When my wife is asked what it’s like being nine years younger than her husband,1 she likes to say that
“People think he’s robbing the cradle, but actually I’m robbing the grave.”
It’s a good line and she delivers it well, with a happy, sunny bounce to her voice that rarely fails to get a laugh. It’s the kind of thing that one doesn’t expect to hear from a genuine graverobber, who in our experience tend to be generally unpleasant people.
|Not the most practical way to find a date . . . |
but, hey, times are tough all around.
While our age gap rarely comes up as an actual problem worth discussing, it often becomes the basis of good-natured teasing, such as when I injure an old-mannish part of me (a hip, for example) playing hockey, getting slowly out of bed, or chasing kids off our lawn; or when she struggles to identify artifacts such as LP records, typewriters, and rotary phones,2 or wants to know what life was like before automobiles.

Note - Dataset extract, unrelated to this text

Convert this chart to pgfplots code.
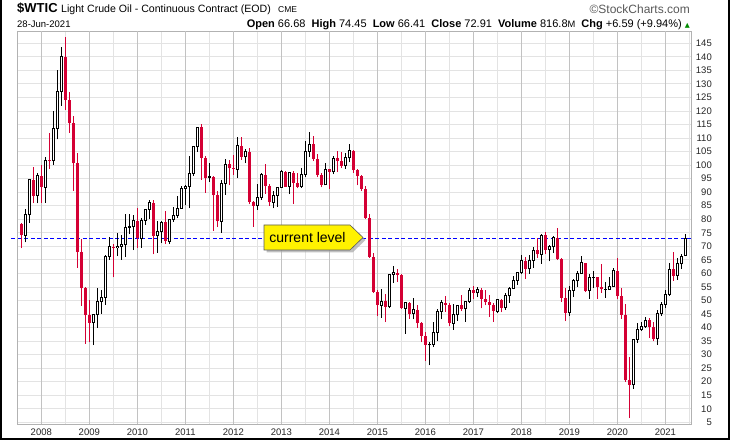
\documentclass[border=0pt]{standalone}
\usepackage{fontspec}
\setmainfont{Liberation Sans}
\newfontfamily\dejavu{DejaVu Sans}
\usepackage{pgfplots}
\usepackage{pgfplotstable}
\pgfplotsset{compat=1.18}
\definecolor{cred}{RGB}{212,0,52}
\definecolor{cblue}{RGB}{0,0,255}

% month index m: Aug 2007 = 1 ... Jun 2021 = 167 ; columns open high low close
\pgfplotstableread{
m o h l c
1 78.21 78.77 69.30 74.04
4 94.53 99.29 86.00 88.71
6 95.98 100.09 86.11 91.75
8 101.84 111.80 98.65 101.58
12 140.00 147.27 120.40 124.08
13 124.08 127.00 112.00 115.46
14 115.46 118.00 90.50 100.64
15 100.64 104.30 62.00 67.81
16 67.81 72.80 48.00 54.43
17 54.43 55.00 34.00 44.60
18 44.60 50.00 34.50 41.68
24 69.89 70.70 58.50 69.45
30 79.36 84.00 69.50 72.89
34 86.15 87.00 67.00 73.97
37 78.95 82.90 70.80 71.92
46 113.93 115.00 94.60 102.70
47 102.70 103.40 89.70 95.42
49 95.70 96.00 75.70 88.81
50 88.81 90.50 77.10 79.20
53 100.36 101.80 92.50 98.83
54 98.83 103.70 96.50 98.48
56 107.07 110.55 102.00 103.02
58 104.87 106.40 85.50 86.53
59 86.53 86.80 77.30 84.96
62 96.47 100.40 89.50 92.19
63 92.19 93.00 84.90 86.24
67 97.49 97.80 92.00 92.05
69 97.23 97.80 85.60 93.46
70 93.46 96.90 91.40 91.97
74 107.65 110.70 101.50 102.33
75 102.33 104.00 95.50 96.38
76 96.38 96.90 91.80 92.72
78 98.42 98.60 91.20 97.49
80 102.59 105.20 97.40 101.58
81 101.58 104.90 98.90 99.74
84 105.37 105.70 97.20 98.17
85 98.17 98.70 92.50 95.96
86 95.96 96.20 90.40 91.16
87 91.16 92.20 80.00 80.54
88 80.54 82.00 65.70 66.15
89 66.15 67.60 52.70 53.27
90 53.27 54.00 44.20 48.24
92 49.76 52.50 42.00 47.60
95 60.30 61.60 57.00 59.47
96 59.47 59.70 46.70 47.12
98 49.20 49.50 43.20 45.09
100 46.59 48.40 39.90 41.65
101 41.65 42.00 34.50 37.04
102 37.04 38.40 27.60 33.62
107 49.10 51.70 45.80 48.33
108 48.33 49.00 40.60 41.60
111 48.24 51.90 46.10 46.86
114 53.72 55.20 50.70 52.81
116 54.01 54.60 47.10 50.60
117 50.60 53.80 48.20 49.33
118 49.33 52.00 43.80 48.32
119 48.32 48.90 42.05 46.04
121 50.17 50.40 45.60 47.23
127 64.73 66.00 58.10 61.64
130 68.57 72.90 65.80 67.04
132 74.15 75.27 67.00 68.76
135 73.25 76.90 64.90 65.31
136 65.31 65.50 49.40 50.93
137 50.93 54.60 42.40 45.41
142 63.91 64.00 53.00 53.50
145 58.58 58.80 50.50 55.10
146 55.10 63.40 52.80 54.07
150 61.06 65.65 50.60 51.56
151 51.56 54.70 43.30 44.76
152 44.76 48.70 19.90 20.48
153 20.48 29.10 6.50 18.84
158 42.61 43.40 36.10 40.22
159 40.22 41.90 34.90 35.79
164 61.50 67.98 57.30 59.16
}\down

\pgfplotstableread{
m o h l c
2 74.04 83.90 71.50 81.66
3 81.66 94.74 78.60 94.53
5 88.71 97.00 85.90 95.98
7 91.75 103.05 86.10 101.84
9 101.58 119.93 100.00 113.46
10 113.46 135.09 109.50 127.35
11 127.35 143.67 122.00 140.00
19 41.68 45.00 33.50 44.76
20 44.76 54.70 40.00 49.66
21 49.66 54.00 45.00 51.12
22 51.12 66.80 48.50 66.31
23 66.31 73.40 65.00 69.89
25 69.45 75.00 66.40 69.96
26 69.96 74.00 65.10 70.61
27 70.61 82.00 66.00 77.00
28 77.00 82.00 74.50 77.28
29 77.28 81.40 68.60 79.36
31 72.89 80.50 69.50 79.66
32 79.66 83.85 77.90 83.76
33 83.76 87.15 80.00 86.15
35 73.97 79.40 67.60 75.63
36 75.63 79.40 71.20 78.95
38 71.92 80.10 70.80 79.97
39 79.97 84.40 79.00 81.43
40 81.43 88.60 80.30 84.11
41 84.11 92.10 84.00 91.38
42 91.38 92.60 85.10 92.19
43 92.19 103.40 84.10 96.97
44 96.97 106.95 96.00 106.72
45 106.72 114.20 105.00 113.93
48 95.42 100.60 93.80 95.70
51 79.20 94.65 74.95 93.19
52 93.19 102.40 89.00 100.36
55 98.48 110.50 95.40 107.07
57 103.02 106.00 100.70 104.87
60 84.96 92.90 83.50 88.06
61 88.06 97.00 87.20 96.47
64 86.24 90.40 84.05 88.91
65 88.91 91.80 84.70 91.82
66 91.82 98.20 91.70 97.49
68 92.05 97.60 89.30 97.23
71 91.97 99.00 91.50 96.56
72 96.56 108.90 95.50 105.03
73 105.03 112.24 103.00 107.65
77 92.72 100.75 92.60 98.42
79 97.49 103.40 96.70 102.59
82 99.74 104.50 98.60 102.71
83 102.71 107.70 101.00 105.37
91 48.24 54.20 43.60 49.76
93 47.60 59.90 47.05 59.63
94 59.63 62.60 56.50 60.30
97 47.12 49.30 37.75 49.20
99 45.09 50.90 43.00 46.59
103 33.62 34.80 26.05 33.75
104 33.75 41.90 32.80 38.34
105 38.34 46.80 35.20 45.92
106 45.92 50.20 43.00 49.10
109 41.60 48.80 39.20 44.70
110 44.70 48.40 42.50 48.24
112 46.86 49.50 42.20 49.44
113 49.44 54.50 49.00 53.72
115 52.81 54.90 51.20 54.01
120 46.04 50.40 45.40 50.17
122 47.23 52.90 46.50 51.67
123 51.67 54.90 49.10 54.38
124 54.38 59.00 54.20 57.40
125 57.40 60.50 55.80 60.42
126 60.42 66.66 59.80 64.73
128 61.64 66.70 59.95 64.94
129 64.94 69.60 62.00 68.57
131 67.04 74.46 63.60 74.15
133 68.76 70.40 64.40 69.80
134 69.80 73.90 67.50 73.25
138 45.41 55.40 44.35 53.79
139 53.79 57.80 51.20 57.22
140 57.22 60.70 55.10 60.14
141 60.14 66.60 60.00 63.91
143 53.50 59.90 50.60 58.47
144 58.47 60.90 54.70 58.58
147 54.07 57.00 51.00 54.18
148 54.18 58.80 54.00 55.17
149 55.17 61.90 55.00 61.06
154 18.84 35.60 17.30 35.49
155 35.49 41.60 34.40 39.27
156 39.27 42.00 38.70 40.27
157 40.27 43.80 40.00 42.61
160 35.79 46.30 33.60 45.34
161 45.34 49.40 44.30 48.52
162 48.52 53.90 47.20 52.20
163 52.20 63.80 51.60 61.50
165 59.16 65.50 57.60 63.58
166 63.58 67.00 61.60 66.32
167 66.68 74.45 66.41 72.91
}\up

\begin{document}
\begin{tikzpicture}[x=1pt,y=1pt]
\path[use as bounding box, fill=white] (0,0) rectangle (730,442);
\begin{axis}[
  at={(17.3pt,18pt)}, anchor=south west,
  scale only axis, width=673.7pt, height=393pt,
  xmin=0, xmax=168.4, ymin=4.36, ymax=149.54,
  clip=false,
  axis line style={draw=black!30},
  major tick length=0pt, minor tick length=0pt,
  xtick={0,12,...,168}, xticklabels={},
  extra x ticks={6,18,...,162},
  extra x tick labels={2008,2009,2010,2011,2012,2013,2014,2015,2016,2017,2018,2019,2020,2021},
  extra x tick style={grid=major, major grid style={draw=black!24, line width=0.8pt}},
  ytick={5,10,...,145},
  xmajorgrids, ymajorgrids,
  major grid style={draw=black!11, line width=0.8pt},
  yticklabel pos=right,
  yticklabel style={anchor=east, xshift=21pt, inner sep=0pt},
  xticklabel style={yshift=-1.5pt},
  tick label style={font=\fontsize{9.5}{11}\selectfont, text=black!85},
  /pgf/number format/assume math mode=true,
]
% blue dashed current level line
\addplot[cblue, line width=0.9pt, dash pattern=on 4pt off 2.5pt, forget plot] coordinates {(-1.5,72.91) (168.4,72.91)};
% down candles: wicks and filled red bodies
\addplot[draw=none, mark=none, forget plot,
  error bars/.cd, y dir=plus, y explicit, error mark=none,
  error bar style={draw=cred, line width=1pt}]
  table[x=m, y=l, y error expr={\thisrow{h}-\thisrow{l}}] {\down};
\addplot[draw=none, mark=none, forget plot,
  error bars/.cd, y dir=plus, y explicit, error mark=none,
  error bar style={draw=cred, line width=3.2pt}]
  table[x=m, y=c, y error expr={\thisrow{o}-\thisrow{c}}] {\down};
% up candles: wicks and hollow black bodies
\addplot[draw=none, mark=none, forget plot,
  error bars/.cd, y dir=plus, y explicit, error mark=none,
  error bar style={draw=black, line width=1pt}]
  table[x=m, y=l, y error expr={\thisrow{h}-\thisrow{l}}] {\up};
\addplot[draw=none, mark=none, forget plot,
  error bars/.cd, y dir=plus, y explicit, error mark=none,
  error bar style={draw=black, line width=3.4pt}]
  table[x=m, y expr={\thisrow{o}-0.185}, y error expr={\thisrow{c}-\thisrow{o}+0.37}] {\up};
\addplot[draw=none, mark=none, forget plot,
  error bars/.cd, y dir=plus, y explicit, error mark=none,
  error bar style={draw=white, line width=1.4pt}]
  table[x=m, y expr={\thisrow{o}+0.185}, y error expr={max(\thisrow{c}-\thisrow{o}-0.37,0)}] {\up};
\end{axis}

% callout
\fill[black!35, opacity=0.7] (266.5,214.5) -- (352.5,214.5) -- (365.5,202) -- (352.5,189.5) -- (266.5,189.5) -- cycle;
\draw[fill=yellow, draw=black!65, line width=0.6pt] (264,217) -- (350,217) -- (363,204.5) -- (350,192) -- (264,192) -- cycle;
\node[font=\fontsize{14}{16}\selectfont, inner sep=0pt] at (307.5,204.5) {current level};

% header
\node[anchor=base west, inner sep=0pt, font=\fontsize{13}{15}\selectfont\bfseries] at (17,429) {\$WTIC};
\node[anchor=base west, inner sep=0pt, font=\fontsize{10.6}{13}\selectfont] at (61,429) {Light Crude Oil - Continuous Contract (EOD)};
\node[anchor=base west, inner sep=0pt, font=\fontsize{8.5}{10}\selectfont] at (278,429) {CME};
\node[anchor=base west, inner sep=0pt, font=\fontsize{9.5}{11}\selectfont] at (17,414.3) {28-Jun-2021};
\node[anchor=base east, inner sep=0pt, font=\fontsize{11}{12}\selectfont] at (690,414.3)
  {\textbf{Open} 66.68\ \ \textbf{High} 74.45\ \ \textbf{Low} 66.41\ \ \textbf{Close} 72.91\ \ \textbf{Volume} 816.8{\fontsize{9.3}{10}\selectfont M}\ \ \textbf{Chg} +6.59 (+9.94\%) {\color{green!55!black}\dejavu\fontsize{6.5}{7}\selectfont ▲}};
\node[anchor=base east, inner sep=0pt, font=\fontsize{12}{14}\selectfont, text=black!65] at (690,428.5) {©StockCharts.com};

% outer border
\draw[line width=1.8pt] (0.9,442) -- (0.9,2.9) -- (729.1,2.9) -- (729.1,442);
\end{tikzpicture}
\end{document}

|Your humble author, ca. 1895.|
The age gap does seem to be a bit harder on me, though, not just because I’m more elderly and thus an easier, slower target, but also because, frankly, I’m not too bright.
Some years ago—I won’t say exactly how many—Some Gal turned twenty-five. She was in a funk for much longer than I had learned to expect her to be down about anything,3 so finally I asked what was eating her. Clearly (in hindsight) upset about having rushed through the first five years of her twenties, she answered with a slump in her shoulders and voice:
“I’m halfway to thirty.”
My immediate response—the mathematical part of my brain obviously moving much faster than the part that doles out common sense—was:
“What are you talking about? You’re halfway to fifty.”
I suspect that by the time I live this down, she’ll be halfway to ninety. Maybe older than that, since I’m dimwitted enough to have put it in writing so it’ll be harder to forget.
1. In case you’re struggling to keep up, my wife’s husband is me. While we tend to use the first-person plural here at Bowling in the Dark, referring to our wife’s husband as “us” would be be confusing at best, and at worst might inadvertently generate discussion about polygamy and the constitutional definition of marriage, and I/we/Gaia are particularly interested in not having that discussion here.
2. I’m making a lot of this up because she’s probably not going to read this.
3. Probably twenty or thirty minutes. She’s pretty upbeat.